= Organisation pour la mise en valeur du fleuve Sénégal =

Organisation in Dakar, Senegal

The Organisation pour la mise en valeur du fleuve Sénégal (OMVS; in English Senegal River Basin Development Authority) is an organisation grouping Guinea, Mali, Mauritania and Senegal for the purpose of jointly managing the Senegal River and its drainage basin. It was founded in 1972.

A predecessor organisation, the Organisation des Etats Riverians du Fleuve Sénégal (or Senegal River Riparian States Organisation), with the four border countries—Guinea, Mali, Mauritania, and Senegal—was established to manage the Sénégal River drainage basin and the river itself. This organisation dissolved when Guinea withdrew due to political tensions, and the three remaining countries subsequently created the OMVS. Guinea returned to the organisation in 2005.

The OMVS aims to promote food security and self-sufficiency, to improve the income of local populations, and to preserve natural ecosystems. The area has a total population of 35 million inhabitants, of whom 12 million live in the river basin and where malaria control intervention coverage is among the lowest in the world.

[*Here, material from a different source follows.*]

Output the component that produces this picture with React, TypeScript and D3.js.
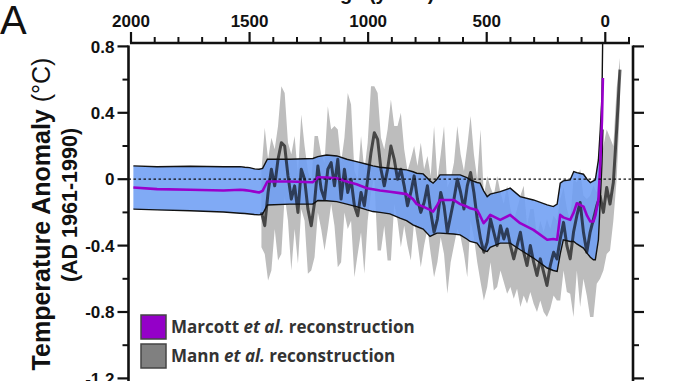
import React from "react";
import * as d3 from "d3";

// ---------- data ----------
const marcottYears = [1990, 1890, 1750, 1610, 1540, 1520, 1500, 1480, 1460, 1445, 1425, 1330, 1233, 1212, 1175, 1132, 1090, 1049, 1005, 980, 950, 908, 866, 838, 811, 795, 768, 739, 726, 710, 697, 640, 612, 584, 570, 541, 528, 513, 498, 485, 443, 401, 359, 303, 245, 219, 203, 190, 177, 148, 133, 120, 92, 77, 63, 50, 42, 29, 21, 14, 10];
const marcottMean = [-0.05, -0.06, -0.064, -0.068, -0.064, -0.066, -0.07, -0.075, -0.08, -0.07, -0.014, -0.014, -0.018, 0.012, 0.01, 0.006, -0.014, -0.03, -0.054, -0.06, -0.068, -0.076, -0.084, -0.09, -0.12, -0.15, -0.165, -0.185, -0.195, -0.16, -0.125, -0.125, -0.15, -0.165, -0.175, -0.185, -0.22, -0.265, -0.24, -0.215, -0.245, -0.215, -0.265, -0.305, -0.365, -0.36, -0.365, -0.215, -0.23, -0.245, -0.2, -0.145, -0.165, -0.22, -0.255, -0.255, -0.22, -0.125, 0.098, 0.357, 0.61];
const marcottUpper = [0.08, 0.075, 0.078, 0.075, 0.076, 0.072, 0.07, 0.062, 0.06, 0.065, 0.12, 0.12, 0.125, 0.136, 0.146, 0.14, 0.12, 0.106, 0.09, 0.08, 0.072, 0.066, 0.06, 0.056, 0.045, 0.036, 0.032, -0.01, -0.024, 0.0, 0.026, 0.026, 0.026, 0.01, -0.004, -0.02, -0.024, -0.07, -0.105, -0.09, -0.075, -0.054, -0.105, -0.125, -0.155, -0.165, -0.15, -0.024, -0.01, -0.004, 0.046, 0.04, 0.03, 0.0, -0.02, -0.01, -0.004, 0.116, 0.3, 0.5, 0.95];
const marcottLower = [-0.18, -0.185, -0.19, -0.198, -0.205, -0.207, -0.21, -0.213, -0.215, -0.21, -0.155, -0.15, -0.149, -0.128, -0.13, -0.135, -0.15, -0.165, -0.185, -0.195, -0.2, -0.209, -0.235, -0.25, -0.275, -0.285, -0.3, -0.345, -0.335, -0.325, -0.325, -0.33, -0.335, -0.36, -0.375, -0.385, -0.41, -0.43, -0.435, -0.41, -0.385, -0.385, -0.425, -0.475, -0.535, -0.55, -0.555, -0.45, -0.365, -0.375, -0.375, -0.39, -0.415, -0.445, -0.47, -0.485, -0.485, -0.365, -0.125, 0.1, 0.3];

const mannYears = [1450, 1436, 1422, 1408, 1394, 1380, 1366, 1352, 1338, 1324, 1310, 1296, 1282, 1268, 1254, 1240, 1226, 1212, 1198, 1184, 1170, 1156, 1142, 1128, 1114, 1100, 1086, 1072, 1058, 1044, 1030, 1016, 1002, 988, 974, 960, 946, 932, 918, 904, 890, 876, 862, 848, 834, 820, 806, 792, 778, 764, 750, 736, 722, 708, 694, 680, 666, 652, 638, 624, 610, 596, 582, 568, 554, 540, 526, 512, 498, 484, 470, 456, 442, 428, 414, 400, 386, 372, 358, 344, 330, 316, 302, 288, 274, 260, 246, 232, 218, 204, 190, 176, 162, 148, 134, 120, 106, 92, 78, 64, 50, 36, 22, 8, -6, -20, -34, -48, -62];
const mannMid = [-0.2, -0.28, -0.08, 0.06, -0.04, 0.12, 0.22, 0.2, 0.02, -0.12, -0.04, -0.2, 0.06, 0.0, -0.18, -0.28, -0.14, 0.08, -0.06, -0.12, 0.06, 0.1, -0.04, 0.12, -0.12, 0.06, -0.08, 0.0, -0.16, -0.22, -0.08, -0.16, 0.0, 0.16, 0.28, 0.24, 0.06, -0.04, 0.06, 0.2, 0.12, 0.0, 0.06, -0.04, -0.16, -0.08, 0.02, -0.12, -0.2, -0.14, -0.04, -0.2, -0.32, -0.24, -0.08, -0.16, -0.32, -0.22, -0.12, 0.0, -0.08, -0.18, -0.04, 0.04, -0.08, -0.24, -0.36, -0.44, -0.38, -0.24, -0.32, -0.4, -0.28, -0.36, -0.3, -0.4, -0.48, -0.4, -0.32, -0.44, -0.52, -0.4, -0.5, -0.58, -0.48, -0.56, -0.64, -0.52, -0.44, -0.48, -0.36, -0.26, -0.4, -0.48, -0.32, -0.22, -0.14, -0.32, -0.44, -0.32, -0.24, -0.16, -0.1, -0.2, -0.05, -0.15, -0.02, 0.3, 0.66];
const mannHi = [0.05, 0.31, 0.12, 0.25, 0.18, 0.32, 0.56, 0.52, 0.22, 0.15, 0.26, 0.02, 0.39, 0.2, 0.05, -0.02, 0.26, 0.26, 0.15, 0.1, 0.44, 0.3, 0.32, 0.3, 0.1, 0.25, 0.52, 0.45, 0.05, 0.0, 0.26, 0.05, 0.22, 0.56, 0.56, 0.52, 0.25, 0.18, 0.3, 0.48, 0.32, 0.32, 0.4, 0.18, 0.05, 0.12, 0.2, 0.08, 0.22, 0.06, 0.14, 0.02, 0.32, 0.0, 0.15, 0.32, -0.05, 0.0, 0.1, 0.32, 0.15, 0.05, 0.2, 0.38, 0.15, 0.0, 0.3, -0.1, 0.02, -0.05, -0.1, 0.02, -0.08, -0.15, -0.04, -0.18, -0.25, -0.18, -0.1, -0.04, -0.28, -0.18, -0.18, -0.35, -0.25, -0.32, -0.24, -0.3, -0.22, -0.25, -0.12, -0.05, -0.18, -0.25, 0.0, -0.02, 0.06, -0.1, -0.12, -0.1, -0.04, -0.08, 0.05, 0.2, 0.3, 0.25, 0.2, 0.55, 0.73];
const mannLo = [-0.41, -0.45, -0.61, -0.55, -0.3, -0.49, -0.45, -0.1, -0.25, -0.55, -0.3, -0.51, -0.18, -0.25, -0.57, -0.55, -0.47, -0.2, -0.3, -0.43, -0.3, -0.15, -0.28, -0.53, -0.5, -0.2, -0.3, -0.25, -0.59, -0.45, -0.32, -0.57, -0.25, -0.08, 0.02, -0.43, -0.43, -0.28, -0.49, -0.49, -0.15, -0.25, -0.41, -0.28, -0.4, -0.49, -0.25, -0.38, -0.53, -0.4, -0.3, -0.45, -0.59, -0.5, -0.35, -0.45, -0.69, -0.5, -0.4, -0.3, -0.35, -0.45, -0.59, -0.25, -0.35, -0.5, -0.62, -0.73, -0.65, -0.5, -0.67, -0.65, -0.55, -0.62, -0.69, -0.65, -0.72, -0.66, -0.77, -0.7, -0.75, -0.68, -0.75, -0.8, -0.73, -0.8, -0.83, -0.78, -0.7, -0.73, -0.73, -0.55, -0.68, -0.69, -0.83, -0.55, -0.77, -0.6, -0.7, -0.83, -0.83, -0.63, -0.6, -0.55, -0.45, -0.43, -0.25, 0.0, 0.45];

const xMajorTicks = [2000, 1500, 1000, 500, 0];
const xTickLabels = ["2000", "1500", "1000", "500", "0"];
const xMinorTicks = [1900, 1800, 1700, 1600, 1400, 1300, 1200, 1100, 900, 800, 700, 600, 400, 300, 200, 100, -100];
const yMajorTicks = [0.8, 0.4, 0, -0.4, -0.8, -1.2];
const yTickLabels = ["0.8", "0.4", "0", "-0.4", "-0.8", "-1.2"];
const yMinorTicks = [0.6, 0.2, -0.2, -0.6, -1.0];
const legendItems = [
  { name: "Marcott", color: "#9400C8" },
  { name: "Mann", color: "#808080" },
];

// ---------- chart ----------
export default function App() {
  const x = d3.scaleLinear().domain([2000, -100]).range([131, 629]);
  const y = d3.scaleLinear().domain([0.8, -1.2]).range([46.4, 378.4]);
  const leftX = 128.5;
  const rightX = 633;
  const topY = 43;

  const marcott = marcottYears.map((yr, i) => ({ yr, m: marcottMean[i], u: marcottUpper[i], l: marcottLower[i] }));
  const mann = mannYears.map((yr, i) => ({ yr, m: mannMid[i], h: mannHi[i], l: mannLo[i] }));

  const bandArea = d3.area<any>().x((d) => x(d.yr)).y0((d) => y(d.l)).y1((d) => y(d.u));
  const upperLine = d3.line<any>().x((d) => x(d.yr)).y((d) => y(d.u));
  const lowerLine = d3.line<any>().x((d) => x(d.yr)).y((d) => y(d.l));
  const meanLine = d3.line<any>().x((d) => x(d.yr)).y((d) => y(d.m));
  const mannArea = d3.area<any>().x((d) => x(d.yr)).y0((d) => y(d.l)).y1((d) => y(d.h));
  const mannLine = d3.line<any>().x((d) => x(d.yr)).y((d) => y(d.m));

  const boldFont = "'Liberation Sans', Arial, sans-serif";

  return (
    <svg width={678} height={381} style={{ display: "block", position: "absolute", left: 0, top: 0, background: "#fff" }}>
      <defs>
        <clipPath id="plotclip">
          <rect x={leftX} y={topY} width={rightX - leftX} height={381 - topY} />
        </clipPath>
      </defs>

      {/* panel letter */}
      <text x={0} y={34} fontFamily={boldFont} fontSize={40} fill="#111">A</text>

      {/* partial top axis title */}
      <text x={380} y={0} textAnchor="middle" fontFamily={boldFont} fontWeight="bold" fontSize={20} fill="#111">Age (yr BP)</text>

      <g clipPath="url(#plotclip)">
        <path d={mannArea(mann) || ""} fill="#BDBDBD" />
        <path d={bandArea(marcott) || ""} fill="#6E9EF4" fillOpacity={0.88} />
        <g style={{ mixBlendMode: "multiply" }}>
          <path d={mannLine(mann) || ""} fill="none" stroke="#5E5E5E" strokeWidth={3} strokeLinejoin="round" />
        </g>
        <path d={upperLine(marcott) || ""} fill="none" stroke="#111" strokeWidth={1.4} />
        <path d={lowerLine(marcott) || ""} fill="none" stroke="#111" strokeWidth={1.4} />
        <path d={meanLine(marcott) || ""} fill="none" stroke="#9900CC" strokeWidth={2.6} strokeLinejoin="round" />
        <line x1={leftX} x2={rightX} y1={y(0)} y2={y(0)} stroke="#111" strokeWidth={1.2} strokeDasharray="2.5,2.5" />
      </g>

      {/* top axis */}
      <line x1={x(2000) - 1} x2={x(-100) + 1} y1={topY} y2={topY} stroke="#111" strokeWidth={2.4} />
      {xMajorTicks.map((t, i) => (
        <g key={"xm" + t}>
          <line x1={x(t)} x2={x(t)} y1={topY} y2={topY - 11} stroke="#111" strokeWidth={2.2} />
          <text x={x(t)} y={27} textAnchor="middle" fontFamily={boldFont} fontWeight="bold" fontSize={17} fill="#111">{xTickLabels[i]}</text>
        </g>
      ))}
      {xMinorTicks.map((t) => (
        <line key={"xn" + t} x1={x(t)} x2={x(t)} y1={topY} y2={topY - 6} stroke="#111" strokeWidth={2} />
      ))}

      {/* left axis */}
      <line x1={leftX} x2={leftX} y1={y(0.8) - 1} y2={381} stroke="#111" strokeWidth={2.6} />
      {yMajorTicks.map((t, i) => (
        <g key={"ym" + t}>
          <line x1={leftX - 11} x2={leftX} y1={y(t)} y2={y(t)} stroke="#111" strokeWidth={2.2} />
          <text x={leftX - 14} y={y(t)} dy="0.36em" textAnchor="end" fontFamily={boldFont} fontWeight="bold" fontSize={17} fill="#111">{yTickLabels[i]}</text>
        </g>
      ))}
      {yMinorTicks.map((t) => (
        <line key={"yn" + t} x1={leftX - 6} x2={leftX} y1={y(t)} y2={y(t)} stroke="#111" strokeWidth={2} />
      ))}

      {/* right axis */}
      <line x1={rightX} x2={rightX} y1={y(0.8) - 1} y2={381} stroke="#111" strokeWidth={2.6} />
      {yMajorTicks.map((t) => (
        <line key={"rm" + t} x1={rightX} x2={rightX + 11} y1={y(t)} y2={y(t)} stroke="#111" strokeWidth={2.2} />
      ))}
      {yMinorTicks.map((t) => (
        <line key={"rn" + t} x1={rightX} x2={rightX + 6} y1={y(t)} y2={y(t)} stroke="#111" strokeWidth={2} />
      ))}

      {/* y axis title */}
      <text transform="translate(50,214) rotate(-90)" textAnchor="middle" fontFamily={boldFont} fontSize={25} fill="#111">
        <tspan fontWeight="bold">Temperature Anomaly </tspan>
        <tspan>(°C)</tspan>
      </text>
      <text transform="translate(77,205) rotate(-90)" textAnchor="middle" fontFamily={boldFont} fontWeight="bold" fontSize={21.5} fill="#111">(AD 1961-1990)</text>

      {/* legend */}
      {legendItems.map((it, i) => (
        <g key={it.name} transform={`translate(141,${315 + i * 29})`}>
          <rect x={0} y={0} width={25} height={24} fill={it.color} stroke="#444" strokeWidth={1.5} />
          <text x={30} y={18} fontFamily="'Open Sans', sans-serif" fontWeight="bold" fontSize={17} fill="#333">
            {it.name} <tspan fontStyle="italic">et al.</tspan> reconstruction
          </text>
        </g>
      ))}
    </svg>
  );
}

OMVS has received a high score in a global comparison of indicators of water cooperation prepared by Strategic Foresight Group, an India-based international think tank that focuses on global issues. OMVS has a score of 91 in the Water Cooperation Quotient, which examines active cooperation by riparian countries in the management of water resources using 10 parameters, including legal, political, technical, environmental, economic and institutional aspects. The Quotient is calculated on a scale of 0 to 100, with 100 being the best performance. High performance in the Water Cooperation Quotient also means low risk of war between countries in the concerned river basin.